BMA to ramp up festival security Many fear crowd surge as Loy Krathong nears

bma to ramp up festival security  many fear crowd surge  as loy krathong nears

Commuters cross a jetty at Ratchawong pier in Bangkok’s Samphanthawong district. The pier on the Chao Phraya River is popular for residents floating their ‘krathong’ on Loy Krathong Day, which this year falls on Nov 8. (Photo: Apichart Jinakul)

The Bangkok Metropolitan Administration (BMA) is planning to tighten safety measures at public areas during this year's Loy Krathong festival.

“One lesson that we have learned from the Korean crowd crush tragedy is that the BMA has to come up with measures to control crowds during major celebrations and festivals, like the upcoming Loy Krathong,” Bangkok governor Chadchart Sittipunt said on Monday, referring to the tragedy in Seoul’s Itaewon district last week, which claimed at least 154 lives.

This year, Loy Krathong celebrations will be organised at Klong Ong Ang on Nov 8. Similar celebrations will be held at 31 public parks across Bangkok, as well as a number of historical sites in the capital.

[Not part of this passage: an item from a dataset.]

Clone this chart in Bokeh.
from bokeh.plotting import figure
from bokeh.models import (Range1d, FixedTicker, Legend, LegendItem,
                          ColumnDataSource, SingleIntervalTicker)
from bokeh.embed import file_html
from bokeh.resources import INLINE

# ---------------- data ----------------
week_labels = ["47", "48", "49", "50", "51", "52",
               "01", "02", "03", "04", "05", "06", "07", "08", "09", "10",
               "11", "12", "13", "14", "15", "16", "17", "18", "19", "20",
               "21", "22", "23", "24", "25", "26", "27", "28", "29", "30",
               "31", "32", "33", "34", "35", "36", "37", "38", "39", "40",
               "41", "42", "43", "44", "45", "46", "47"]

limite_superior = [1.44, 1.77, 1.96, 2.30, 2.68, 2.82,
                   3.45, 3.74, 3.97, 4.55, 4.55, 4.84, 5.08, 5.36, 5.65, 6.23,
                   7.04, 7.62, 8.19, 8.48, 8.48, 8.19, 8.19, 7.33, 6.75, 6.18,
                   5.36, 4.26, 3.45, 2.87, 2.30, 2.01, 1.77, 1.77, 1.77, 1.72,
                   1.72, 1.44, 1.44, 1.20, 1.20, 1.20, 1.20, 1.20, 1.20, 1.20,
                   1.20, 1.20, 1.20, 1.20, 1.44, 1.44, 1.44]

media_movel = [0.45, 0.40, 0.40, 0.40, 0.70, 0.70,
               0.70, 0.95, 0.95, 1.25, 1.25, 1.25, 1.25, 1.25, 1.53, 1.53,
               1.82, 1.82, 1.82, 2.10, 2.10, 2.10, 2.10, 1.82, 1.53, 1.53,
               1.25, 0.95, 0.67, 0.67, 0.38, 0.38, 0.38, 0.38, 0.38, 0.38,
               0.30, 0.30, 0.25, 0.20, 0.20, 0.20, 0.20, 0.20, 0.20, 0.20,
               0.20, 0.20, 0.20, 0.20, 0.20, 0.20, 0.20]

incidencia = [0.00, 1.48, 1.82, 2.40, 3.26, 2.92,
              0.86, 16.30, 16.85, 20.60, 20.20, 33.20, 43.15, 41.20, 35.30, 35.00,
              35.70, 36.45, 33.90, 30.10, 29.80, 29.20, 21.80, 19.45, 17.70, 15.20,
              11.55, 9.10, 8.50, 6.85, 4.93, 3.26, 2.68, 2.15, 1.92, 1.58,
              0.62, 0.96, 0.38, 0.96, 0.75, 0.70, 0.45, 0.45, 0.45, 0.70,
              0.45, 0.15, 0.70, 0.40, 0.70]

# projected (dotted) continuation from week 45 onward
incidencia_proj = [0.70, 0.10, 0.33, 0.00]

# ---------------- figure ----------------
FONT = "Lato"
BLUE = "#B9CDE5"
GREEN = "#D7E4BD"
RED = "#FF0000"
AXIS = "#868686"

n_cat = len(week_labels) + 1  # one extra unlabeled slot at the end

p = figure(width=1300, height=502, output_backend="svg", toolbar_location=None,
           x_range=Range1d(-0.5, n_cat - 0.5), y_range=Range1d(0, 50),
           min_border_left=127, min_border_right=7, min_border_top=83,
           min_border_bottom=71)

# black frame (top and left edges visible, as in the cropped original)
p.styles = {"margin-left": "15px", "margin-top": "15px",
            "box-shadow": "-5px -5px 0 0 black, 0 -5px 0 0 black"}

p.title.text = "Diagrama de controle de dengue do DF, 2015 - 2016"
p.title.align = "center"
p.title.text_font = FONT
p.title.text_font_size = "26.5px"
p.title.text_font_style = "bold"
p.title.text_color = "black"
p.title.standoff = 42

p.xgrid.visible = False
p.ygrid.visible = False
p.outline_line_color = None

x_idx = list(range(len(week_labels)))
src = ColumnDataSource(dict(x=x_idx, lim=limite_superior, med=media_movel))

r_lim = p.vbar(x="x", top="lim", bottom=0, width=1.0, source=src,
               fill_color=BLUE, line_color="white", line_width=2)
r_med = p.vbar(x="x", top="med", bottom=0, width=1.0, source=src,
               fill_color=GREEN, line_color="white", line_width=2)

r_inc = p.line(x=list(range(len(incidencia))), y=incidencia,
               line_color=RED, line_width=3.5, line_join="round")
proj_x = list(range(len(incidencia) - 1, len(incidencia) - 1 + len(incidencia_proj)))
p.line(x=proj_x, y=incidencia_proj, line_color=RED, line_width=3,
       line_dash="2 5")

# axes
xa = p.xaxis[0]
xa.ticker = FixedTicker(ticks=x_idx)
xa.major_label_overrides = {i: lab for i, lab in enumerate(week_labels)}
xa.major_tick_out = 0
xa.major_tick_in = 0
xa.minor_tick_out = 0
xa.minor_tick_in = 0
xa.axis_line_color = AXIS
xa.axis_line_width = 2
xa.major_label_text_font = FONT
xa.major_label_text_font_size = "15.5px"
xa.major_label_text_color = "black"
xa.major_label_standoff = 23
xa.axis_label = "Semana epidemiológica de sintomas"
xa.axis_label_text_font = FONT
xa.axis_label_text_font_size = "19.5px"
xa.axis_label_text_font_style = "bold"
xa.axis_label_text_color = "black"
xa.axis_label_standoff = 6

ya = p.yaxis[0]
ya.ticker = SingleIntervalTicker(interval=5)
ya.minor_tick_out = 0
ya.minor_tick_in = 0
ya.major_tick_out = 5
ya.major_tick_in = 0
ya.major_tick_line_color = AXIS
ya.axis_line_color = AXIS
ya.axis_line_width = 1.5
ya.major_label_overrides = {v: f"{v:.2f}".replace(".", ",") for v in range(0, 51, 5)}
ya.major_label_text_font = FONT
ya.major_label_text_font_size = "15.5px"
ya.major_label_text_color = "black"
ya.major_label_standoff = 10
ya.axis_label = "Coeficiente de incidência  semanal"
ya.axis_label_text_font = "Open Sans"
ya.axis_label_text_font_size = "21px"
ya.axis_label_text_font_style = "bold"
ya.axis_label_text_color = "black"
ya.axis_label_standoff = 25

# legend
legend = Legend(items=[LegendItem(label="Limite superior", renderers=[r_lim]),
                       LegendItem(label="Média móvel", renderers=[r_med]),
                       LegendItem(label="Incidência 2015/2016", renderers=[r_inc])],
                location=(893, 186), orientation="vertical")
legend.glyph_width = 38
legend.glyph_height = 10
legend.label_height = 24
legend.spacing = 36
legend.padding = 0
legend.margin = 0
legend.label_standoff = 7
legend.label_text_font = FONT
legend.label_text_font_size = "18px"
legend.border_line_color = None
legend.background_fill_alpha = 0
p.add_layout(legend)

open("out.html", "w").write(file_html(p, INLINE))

Loy Krathong celebrations generally draw significant crowds, especially along major waterways in Bangkok, where cultural performances are held and street vendors gather.

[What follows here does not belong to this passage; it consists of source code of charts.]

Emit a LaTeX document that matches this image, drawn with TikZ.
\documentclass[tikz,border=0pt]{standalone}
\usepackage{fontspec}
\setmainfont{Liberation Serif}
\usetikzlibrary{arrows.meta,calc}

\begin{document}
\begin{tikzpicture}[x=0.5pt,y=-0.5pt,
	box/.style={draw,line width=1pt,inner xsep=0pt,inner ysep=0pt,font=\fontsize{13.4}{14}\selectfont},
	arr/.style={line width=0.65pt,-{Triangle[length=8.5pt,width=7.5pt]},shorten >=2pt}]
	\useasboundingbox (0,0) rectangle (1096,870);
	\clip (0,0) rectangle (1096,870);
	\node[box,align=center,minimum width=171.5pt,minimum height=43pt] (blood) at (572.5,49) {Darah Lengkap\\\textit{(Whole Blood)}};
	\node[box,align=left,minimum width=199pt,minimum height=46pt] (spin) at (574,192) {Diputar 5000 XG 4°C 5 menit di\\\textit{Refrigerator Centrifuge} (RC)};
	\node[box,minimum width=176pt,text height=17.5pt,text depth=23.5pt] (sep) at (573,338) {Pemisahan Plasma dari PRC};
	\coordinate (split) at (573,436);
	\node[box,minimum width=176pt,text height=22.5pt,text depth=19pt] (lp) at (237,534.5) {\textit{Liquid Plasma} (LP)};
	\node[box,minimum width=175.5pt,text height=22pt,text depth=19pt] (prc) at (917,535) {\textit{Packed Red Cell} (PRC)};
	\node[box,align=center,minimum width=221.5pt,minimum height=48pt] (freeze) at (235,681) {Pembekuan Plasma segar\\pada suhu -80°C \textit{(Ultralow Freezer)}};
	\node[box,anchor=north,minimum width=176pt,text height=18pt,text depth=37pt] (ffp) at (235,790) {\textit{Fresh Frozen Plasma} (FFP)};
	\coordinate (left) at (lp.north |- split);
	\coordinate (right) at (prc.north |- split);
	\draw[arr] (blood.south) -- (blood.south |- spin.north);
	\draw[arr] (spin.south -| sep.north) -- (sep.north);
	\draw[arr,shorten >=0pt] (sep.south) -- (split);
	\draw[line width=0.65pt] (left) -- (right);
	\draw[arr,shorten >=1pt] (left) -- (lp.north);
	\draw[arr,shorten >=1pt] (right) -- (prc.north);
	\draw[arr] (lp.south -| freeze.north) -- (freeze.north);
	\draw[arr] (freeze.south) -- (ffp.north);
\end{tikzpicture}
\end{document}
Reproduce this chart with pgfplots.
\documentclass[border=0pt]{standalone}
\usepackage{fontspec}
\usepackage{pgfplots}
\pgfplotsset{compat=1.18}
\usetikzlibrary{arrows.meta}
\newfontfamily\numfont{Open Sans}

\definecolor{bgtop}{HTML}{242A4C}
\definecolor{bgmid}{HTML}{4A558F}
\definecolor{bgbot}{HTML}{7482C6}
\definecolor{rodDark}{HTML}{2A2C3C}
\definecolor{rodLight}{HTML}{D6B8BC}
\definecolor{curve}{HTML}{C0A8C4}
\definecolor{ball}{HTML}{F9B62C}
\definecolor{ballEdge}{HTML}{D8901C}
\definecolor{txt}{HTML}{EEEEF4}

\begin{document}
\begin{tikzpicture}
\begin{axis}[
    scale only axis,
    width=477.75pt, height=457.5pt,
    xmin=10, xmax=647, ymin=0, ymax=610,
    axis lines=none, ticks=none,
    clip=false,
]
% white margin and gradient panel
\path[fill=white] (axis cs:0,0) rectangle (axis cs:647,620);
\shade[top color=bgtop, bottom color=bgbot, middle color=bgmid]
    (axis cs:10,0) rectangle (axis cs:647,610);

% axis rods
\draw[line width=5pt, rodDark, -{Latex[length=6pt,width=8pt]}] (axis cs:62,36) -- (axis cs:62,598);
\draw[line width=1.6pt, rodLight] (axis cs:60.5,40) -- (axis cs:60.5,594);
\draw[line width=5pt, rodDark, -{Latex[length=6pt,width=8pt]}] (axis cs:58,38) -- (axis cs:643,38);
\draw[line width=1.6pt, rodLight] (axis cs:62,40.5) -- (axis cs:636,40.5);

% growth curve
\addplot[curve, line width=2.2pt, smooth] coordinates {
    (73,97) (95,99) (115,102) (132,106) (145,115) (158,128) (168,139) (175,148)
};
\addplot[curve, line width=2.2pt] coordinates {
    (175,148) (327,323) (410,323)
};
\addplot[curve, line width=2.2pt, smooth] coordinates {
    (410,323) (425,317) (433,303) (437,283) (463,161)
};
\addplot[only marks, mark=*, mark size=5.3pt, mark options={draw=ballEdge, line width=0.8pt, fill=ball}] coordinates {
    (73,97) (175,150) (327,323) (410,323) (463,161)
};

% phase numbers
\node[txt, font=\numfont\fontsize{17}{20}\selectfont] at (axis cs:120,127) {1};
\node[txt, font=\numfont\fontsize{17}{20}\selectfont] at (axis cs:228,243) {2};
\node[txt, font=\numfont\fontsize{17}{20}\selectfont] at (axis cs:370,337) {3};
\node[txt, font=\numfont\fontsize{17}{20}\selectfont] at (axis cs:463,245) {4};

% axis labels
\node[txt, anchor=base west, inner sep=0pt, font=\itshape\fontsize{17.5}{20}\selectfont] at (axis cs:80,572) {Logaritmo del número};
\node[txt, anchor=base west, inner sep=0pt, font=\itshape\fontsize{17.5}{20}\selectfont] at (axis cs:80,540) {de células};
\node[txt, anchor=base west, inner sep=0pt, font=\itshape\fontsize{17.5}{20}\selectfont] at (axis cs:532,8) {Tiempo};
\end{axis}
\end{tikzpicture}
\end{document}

Mr Chadchart said he has ordered deputy Bangkok governors Tavida Kamolvej and Sanon Wansangboon, as well as all district office chiefs across Bangkok, to come up with plans to ensure public safety.

The BMA will coordinate with other agencies, including the Metropolitan Police Bureau, Traffic Police and the Marine Department.

“We have suggested a command centre at the venues’ entrances, where authorities can monitor the situation and quickly step in to help with crowd control,” he said, adding medical teams would be standing by at entrances.

“Festival organisers have been told to prevent overcrowding at their venues. The BMA will come up with the strictest possible measure to prevent [a crowd surge].”

That said, the governor admitted authorities are more worried about people falling into rivers and/or other waterways, rather than a crowd surge.

When asked what the public can do to prevent fatalities at crowded events in the future, Mr Chadchart said schools must teach students cardiopulmonary resuscitation (CPR). “It is a small thing that can be crucial when it is needed,” said the governor.